I suppose this should immediately disabuse anyone of the notion that this kind of plan makes sense for a budget conscious retiree or recent college graduate. The .3 rate they quote for someone using 500 kWh is more than three times the cheapest plan available on Power To Choose, and double the most expensive fixed rate plan in the 500 kWh range. In fact, it’s more than twice as expensive as all but one of the five Reliant plans listed on Power To Choose. Personally, I don’t think it’s very budget friendly to charge double or triple rates just so you know exactly what your monthly bill will be, but that’s just me.

And it gets worse. Again, I can only compare this bill to my own historic electricity usage but I pulled my bills to make a comparison. Thanks to Reliant’s easy math, my yearly bill on their plan would be $1800. But looking at my past 12 bills, I can immediately tell this is a bad proposition. Over the past 12 months, I had exactly one bill that was higher than $150. My bill for last July clocked in at $157. So one bill, in the hottest month of the year, topped the $150 Reliant would look to charge me every month. Of course, I also had 7 bills less than $100, including 5 bills under $60. The total cost of my last 12 months of electricity was $1148.45. That’s $651.55, or 36% less expensive than Reliant’s Predictable 12 Plan. That seems like a pretty expensive premium to pay just to know exactly what your electricity bill will be each month. Anyone who can afford that probably isn’t worried about budgeting their monthly bills in the first place because they are affluent, and the irony is they can still get a better deal simply by doing nothing.

 

Other Considerations

The price tag alone isn’t the only thing to consider. As we’ve demonstrated above, despite being tagged as a “budget friendly” plan, this isn’t a plan that makes sense for anyone who is financially concerned about their budget. On the lower end of the spectrum, the plan is extremely expensive.

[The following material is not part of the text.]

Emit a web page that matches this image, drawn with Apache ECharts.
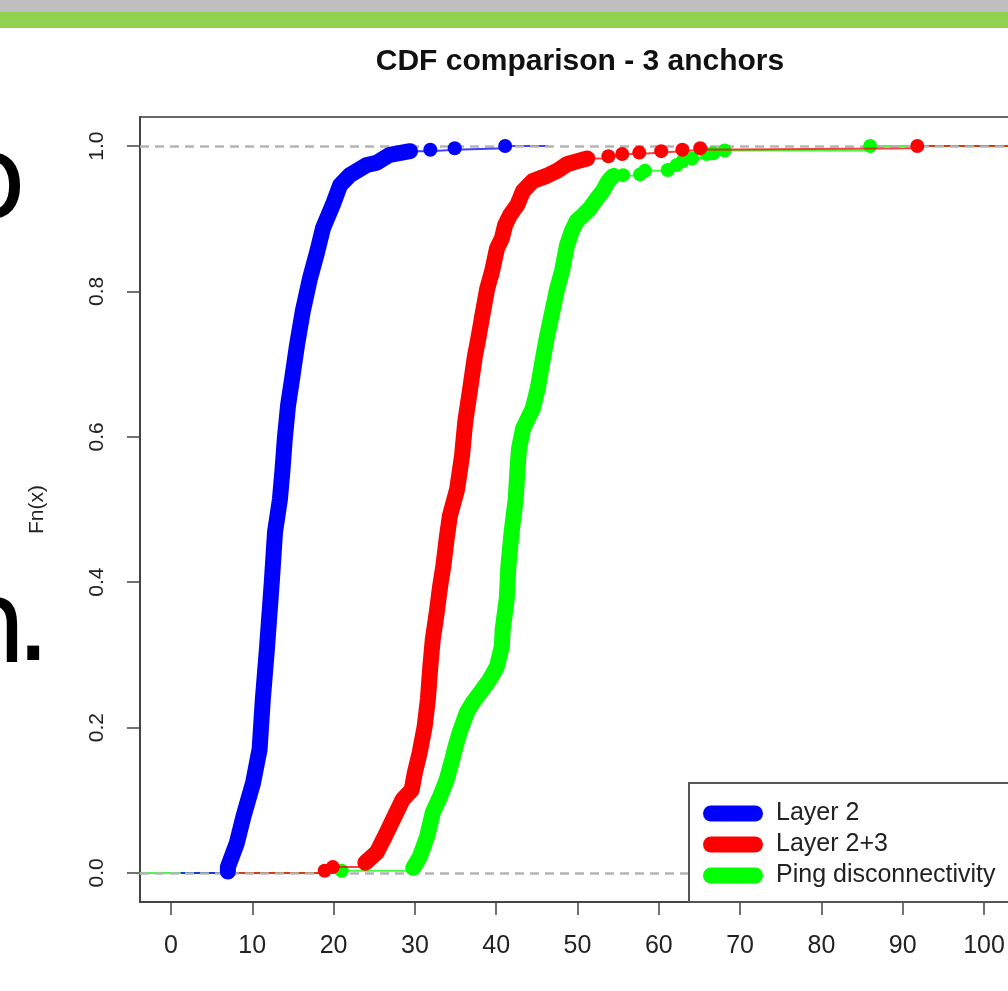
<!DOCTYPE html>
<html><head><meta charset="utf-8">
<script src="https://cdn.jsdelivr.net/npm/echarts@6/dist/echarts.min.js"></script>
<style>html,body{margin:0;padding:0;background:#fff;}#c{width:1008px;height:991px;}</style>
</head><body><div id="c"></div><script>
// ---- data ----
const chartTitle = 'CDF comparison - 3 anchors';
const yName = 'Fn(x)';
const seriesNames = ['Layer 2', 'Layer 2+3', 'Ping disconnectivity'];
const xTicks = [0, 10, 20, 30, 40, 50, 60, 70, 80, 90, 100];
const yTicks = [0, 0.2, 0.4, 0.6, 0.8, 1.0];

// Layer 2 (blue)
const layer2Head = [];
const layer2Band = [[7.0,0.002],[7.0,0.008],[8.1,0.041],[8.9,0.077],[10.1,0.124],[10.9,0.170],[11.3,0.239],[11.8,0.308],[12.4,0.400],[12.8,0.469],[13.4,0.514],[13.7,0.552],[14.0,0.597],[14.4,0.643],[14.9,0.680],[15.5,0.726],[16.2,0.772],[17.1,0.818],[18.0,0.855],[18.7,0.887],[19.9,0.919],[20.8,0.946],[22.0,0.960],[24.1,0.974],[25.3,0.977],[26.9,0.988],[29.4,0.993]];
const layer2Tail = [[31.9,0.995],[34.9,0.997],[41.1,1.0]];
const layer2Span = [1.2, 46.4];

// Layer 2+3 (red)
const layer23Head = [[18.9,0.003],[19.9,0.008]];
const layer23Band = [[23.9,0.014],[25.3,0.028],[26.3,0.050],[27.3,0.073],[28.5,0.101],[29.6,0.114],[30.0,0.138],[30.6,0.166],[31.2,0.201],[31.6,0.239],[31.9,0.284],[32.2,0.321],[32.7,0.359],[33.1,0.394],[33.5,0.422],[33.9,0.459],[34.3,0.491],[35.2,0.528],[35.8,0.574],[36.2,0.621],[36.8,0.666],[37.4,0.712],[37.8,0.735],[38.3,0.767],[38.9,0.804],[39.5,0.828],[40.1,0.859],[40.7,0.873],[41.1,0.891],[41.7,0.905],[42.6,0.919],[43.3,0.938],[44.5,0.952],[46.2,0.959],[47.5,0.966],[48.7,0.975],[49.9,0.979],[51.2,0.983]];
const layer23Tail = [[53.8,0.986],[55.5,0.989],[57.6,0.991],[60.3,0.993],[62.9,0.995],[65.1,0.997],[91.8,1.0]];
const layer23Span = [7.0, 110];

// Ping disconnectivity (green)
const pingHead = [[21.0,0.003]];
const pingBand = [[29.8,0.007],[30.6,0.022],[31.5,0.050],[32.2,0.083],[33.1,0.105],[33.9,0.128],[34.6,0.156],[35.0,0.174],[35.5,0.193],[36.4,0.221],[37.1,0.234],[38.3,0.252],[39.2,0.266],[40.1,0.284],[40.7,0.312],[40.8,0.335],[41.3,0.377],[41.5,0.422],[41.9,0.469],[42.4,0.514],[42.6,0.552],[42.8,0.583],[43.3,0.611],[44.5,0.639],[45.1,0.666],[45.6,0.698],[46.2,0.735],[46.9,0.772],[47.5,0.804],[48.1,0.828],[48.7,0.863],[49.3,0.883],[49.9,0.897],[50.7,0.905],[51.5,0.914],[52.4,0.928],[53.1,0.938],[53.8,0.952],[54.4,0.959]];
const pingTail = [[55.6,0.960],[57.7,0.961],[58.3,0.966],[61.1,0.967],[62.2,0.974],[62.9,0.979],[64.1,0.983],[65.9,0.989],[66.7,0.990],[68.1,0.994],[86.0,1.0]];
const pingSpan = [-5, 110];

// ---- build ----
const groups = [
  {name: seriesNames[2], color: '#00ff00', head: pingHead, band: pingBand, tail: pingTail, span: pingSpan, zb: 1, zf: 5},
  {name: seriesNames[1], color: '#ff0000', head: layer23Head, band: layer23Band, tail: layer23Tail, span: layer23Span, zb: 2, zf: 6},
  {name: seriesNames[0], color: '#0000ff', head: layer2Head, band: layer2Band, tail: layer2Tail, span: layer2Span, zb: 3, zf: 7}
];
const FONT = '"Liberation Sans", Arial, sans-serif';
const series = [];
groups.forEach(g => {
  const first = g.head.length ? g.head[0] : g.band[0];
  const lastBand = g.band[g.band.length - 1];
  const lastTail = g.tail[g.tail.length - 1];
  const thin = {color: g.color, width: 2, opacity: 0.75};
  series.push({name: g.name, type: 'line', color: g.color, z: g.zb, symbol: 'none', silent: true,
    lineStyle: thin, data: [[g.span[0], 0], [first[0], 0]]});
  series.push({name: g.name, type: 'line', color: g.color, z: g.zb, symbol: 'none', silent: true,
    lineStyle: thin, data: [[lastTail[0], 1], [g.span[1], 1]]});
  if (g.head.length) {
    series.push({name: g.name, type: 'line', color: g.color, z: g.zf, step: 'end', symbol: 'circle', symbolSize: 14,
      showAllSymbol: true, silent: true, lineStyle: thin, itemStyle: {color: g.color},
      data: g.head.concat([g.band[0]])});
  }
  series.push({name: g.name, type: 'line', color: g.color, z: g.zf, symbol: 'none', silent: true,
    lineStyle: {color: g.color, width: 16, cap: 'round', join: 'round'}, data: g.band});
  series.push({name: g.name, type: 'line', color: g.color, z: g.zf, step: 'end', symbol: 'circle', symbolSize: 14,
    showAllSymbol: true, silent: true, lineStyle: thin, itemStyle: {color: g.color},
    data: [lastBand].concat(g.tail)});
});
series.push({type: 'line', data: [], z: 4, silent: true,
  markLine: {symbol: 'none', silent: true, label: {show: false}, animation: false,
    lineStyle: {color: '#b4b4b4', type: [9, 6], width: 2.5},
    data: [{yAxis: 0}, {yAxis: 1}]}});

const chart = echarts.init(document.getElementById('c'), null, {renderer: 'canvas'});
chart.setOption({
  animation: false,
  backgroundColor: '#ffffff',
  title: {text: chartTitle, left: 575, top: 42, textAlign: 'center',
    textStyle: {fontFamily: FONT, fontSize: 30, fontWeight: 'bold', color: '#111'}},
  grid: {left: 140, right: -2, top: 117, bottom: 89, show: true, borderColor: '#666', borderWidth: 2,
    backgroundColor: 'transparent', outerBoundsMode: 'none'},
  xAxis: {type: 'value', min: -3.81, max: 103.2,
    axisLine: {show: true, onZero: false, lineStyle: {color: '#444', width: 2}},
    axisTick: {show: true, customValues: xTicks, length: 13, lineStyle: {color: '#444', width: 1.5}},
    axisLabel: {customValues: xTicks, fontFamily: FONT, fontSize: 25, color: '#222', margin: 32},
    splitLine: {show: false}},
  yAxis: {type: 'value', min: -0.04, max: 1.04,
    name: yName, nameLocation: 'middle', nameGap: 92, nameRotate: 90,
    nameTextStyle: {fontFamily: FONT, fontSize: 21, color: '#222'},
    axisLine: {show: true, onZero: false, lineStyle: {color: '#444', width: 2}},
    axisTick: {show: true, customValues: yTicks, length: 13, lineStyle: {color: '#444', width: 1.5}},
    axisLabel: {customValues: yTicks, rotate: 90, fontFamily: FONT, fontSize: 21, color: '#222', margin: 32,
      formatter: v => v.toFixed(1)},
    splitLine: {show: false}},
  legend: {show: true, z: 30, orient: 'vertical', left: 689, top: 783, data: seriesNames, selectedMode: false,
    itemWidth: 60, itemHeight: 16, itemGap: 6, padding: [18, 40, 14, 14],
    borderColor: '#555', borderWidth: 2, backgroundColor: '#fff', borderRadius: 0,
    icon: 'path://M8,0L52,0A8,8,0,0,1,52,16L8,16A8,8,0,0,1,8,0Z',
    itemStyle: {borderWidth: 0},
    textStyle: {fontFamily: FONT, fontSize: 25, lineHeight: 24, color: '#222', padding: [0, 0, 0, 8]}},
  graphic: [
    {type: 'rect', z: 100, shape: {x: 0, y: 0, width: 1008, height: 12}, style: {fill: '#bfbfbf'}},
    {type: 'rect', z: 100, shape: {x: 0, y: 12, width: 1008, height: 16}, style: {fill: '#92d050'}},
    {type: 'text', z: 100, x: -44, y: 187, style: {text: 'o', font: '115px "DejaVu Sans"', fill: '#000', verticalAlign: 'middle'}},
    {type: 'text', z: 100, x: -46, y: 632, style: {text: 'n', font: '115px "DejaVu Sans"', fill: '#000', verticalAlign: 'middle'}},
    {type: 'text', z: 100, x: 15, y: 630, style: {text: '.', font: '115px "DejaVu Sans"', fill: '#000', verticalAlign: 'middle'}}
  ],
  series: series
});
</script></body></html>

There are also a couple energy efficiency points. First off, it appears that Reliant is estimating the monthly rate at least in part on past usage. But what happens if someone were to spend money outfitting their home with new energy efficiency appliances? Any possible energy savings or improvements would be lost on their bill simply because the plan doesn’t take into account actual usage. And in this day and age we’re making improvements on the energy efficiency of home appliances and electronics by leaps and bounds. But none of that would matter to any customer on this electricity plan.

Another energy efficiency point to consider is responsible conservation. This plan doesn’t exactly encourage customers to be on their best behavior. It doesn’t really matter if they would leave their electricity on all hours or run their A/C at 65 degrees in the middle of August…because no matter what the bill is going to be the same. So in that regard if someone is looking to raise a dozen penguins in their home year round, well, this is the electricity choice for you! That’s hardly a positive considering the state of Texas is facing an uphill battle to build new electricity generation plants even as our population continues to boom. Of course, Reliant likely doesn’t care about that since their parent company, NRG, currently owns a huge percentage of Texas’s electricity generation and can only make more money from any electricity shortages.

Conclusions

I think it’s safe to say that Reliant Energy’s Predictable 12 Plan probably isn’t the best option for anyone even remotely concerned with their monthly electricity bills. For all but the largest users of electricity, the rates are extremely high. Anyone who can afford $1800 a year on electricity service probably doesn’t have to concern themselves much with their monthly utilities budget. However, for a small niche of customers wealthy enough to want to build snowmen in their living room year round this plan might make good sense. But an average customer like myself can save more than $600 a year just by paying for the electricity I actually use.